Excerpted data:
◆ ◆ ◆ ◆

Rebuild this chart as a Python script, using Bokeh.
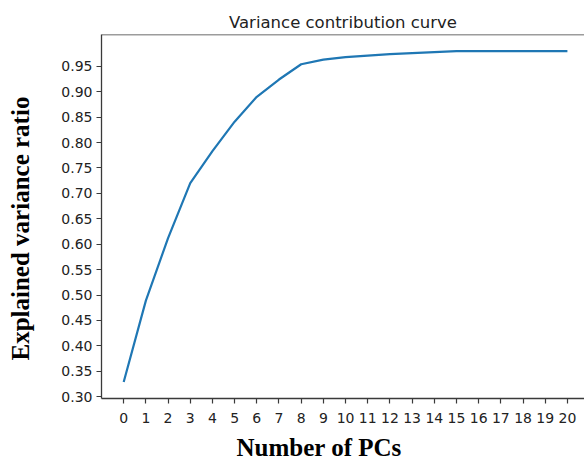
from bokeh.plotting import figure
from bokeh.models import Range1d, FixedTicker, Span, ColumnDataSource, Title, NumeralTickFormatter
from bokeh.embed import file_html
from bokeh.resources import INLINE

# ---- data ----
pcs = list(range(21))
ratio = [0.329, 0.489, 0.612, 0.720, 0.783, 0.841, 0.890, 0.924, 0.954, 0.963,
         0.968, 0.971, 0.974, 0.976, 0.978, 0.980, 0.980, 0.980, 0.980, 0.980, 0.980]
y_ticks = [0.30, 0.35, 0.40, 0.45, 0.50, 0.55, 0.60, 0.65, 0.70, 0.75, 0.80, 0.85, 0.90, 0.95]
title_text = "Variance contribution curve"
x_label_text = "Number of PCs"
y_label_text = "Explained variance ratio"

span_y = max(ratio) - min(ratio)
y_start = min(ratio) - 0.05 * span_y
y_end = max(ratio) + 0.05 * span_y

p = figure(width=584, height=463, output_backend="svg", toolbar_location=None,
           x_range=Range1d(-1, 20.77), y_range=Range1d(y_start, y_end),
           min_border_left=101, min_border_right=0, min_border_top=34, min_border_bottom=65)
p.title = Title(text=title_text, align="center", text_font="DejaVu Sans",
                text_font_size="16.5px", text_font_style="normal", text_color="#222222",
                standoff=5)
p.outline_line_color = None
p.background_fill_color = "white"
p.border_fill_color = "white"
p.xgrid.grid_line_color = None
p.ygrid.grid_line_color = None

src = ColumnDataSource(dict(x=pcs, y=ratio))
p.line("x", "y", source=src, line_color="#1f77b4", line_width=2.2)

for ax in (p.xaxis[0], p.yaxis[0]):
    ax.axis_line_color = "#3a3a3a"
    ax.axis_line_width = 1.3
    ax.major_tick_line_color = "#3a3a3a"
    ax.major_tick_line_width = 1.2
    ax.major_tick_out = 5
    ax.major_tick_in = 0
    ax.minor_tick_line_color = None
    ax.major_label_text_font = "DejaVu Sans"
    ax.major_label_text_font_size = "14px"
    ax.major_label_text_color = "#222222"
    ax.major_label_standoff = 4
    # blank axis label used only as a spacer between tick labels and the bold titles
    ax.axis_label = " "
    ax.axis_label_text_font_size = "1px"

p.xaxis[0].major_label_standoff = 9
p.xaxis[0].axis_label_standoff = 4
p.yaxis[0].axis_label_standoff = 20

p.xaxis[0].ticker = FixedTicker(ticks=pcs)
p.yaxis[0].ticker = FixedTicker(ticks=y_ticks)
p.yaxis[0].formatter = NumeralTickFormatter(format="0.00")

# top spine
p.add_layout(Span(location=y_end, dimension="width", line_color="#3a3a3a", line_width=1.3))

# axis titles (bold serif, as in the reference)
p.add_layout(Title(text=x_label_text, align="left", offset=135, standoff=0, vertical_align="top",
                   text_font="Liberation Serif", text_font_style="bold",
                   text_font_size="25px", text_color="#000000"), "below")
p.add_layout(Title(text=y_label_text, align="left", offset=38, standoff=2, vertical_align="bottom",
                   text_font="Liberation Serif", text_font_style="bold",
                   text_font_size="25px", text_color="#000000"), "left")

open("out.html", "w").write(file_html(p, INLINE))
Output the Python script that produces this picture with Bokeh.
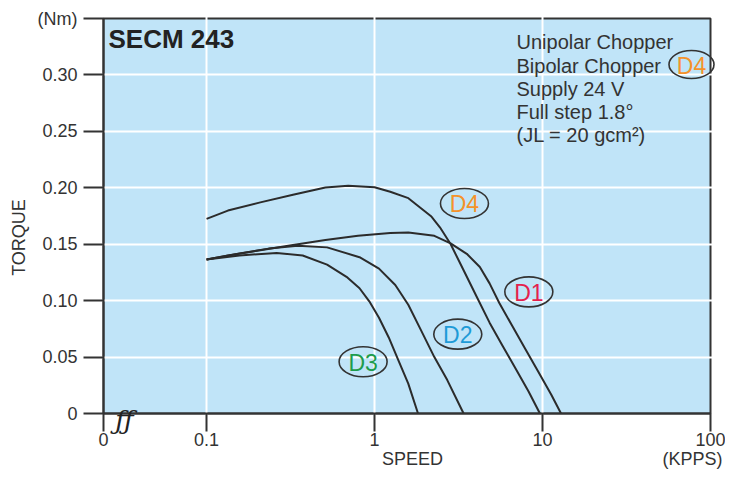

◆ ◆ ◆ ◆

What the task asks: Pictures excluded, repeat the records exactly from their opening line through the line containing "from bokeh.resources import INLINE".

Solution to the problem:
Rebuild this chart as a Python script, using Bokeh.
from bokeh.plotting import figure
from bokeh.models import Range1d, FixedTicker, Span, ColumnDataSource, Title, NumeralTickFormatter
from bokeh.embed import file_html
from bokeh.resources import INLINE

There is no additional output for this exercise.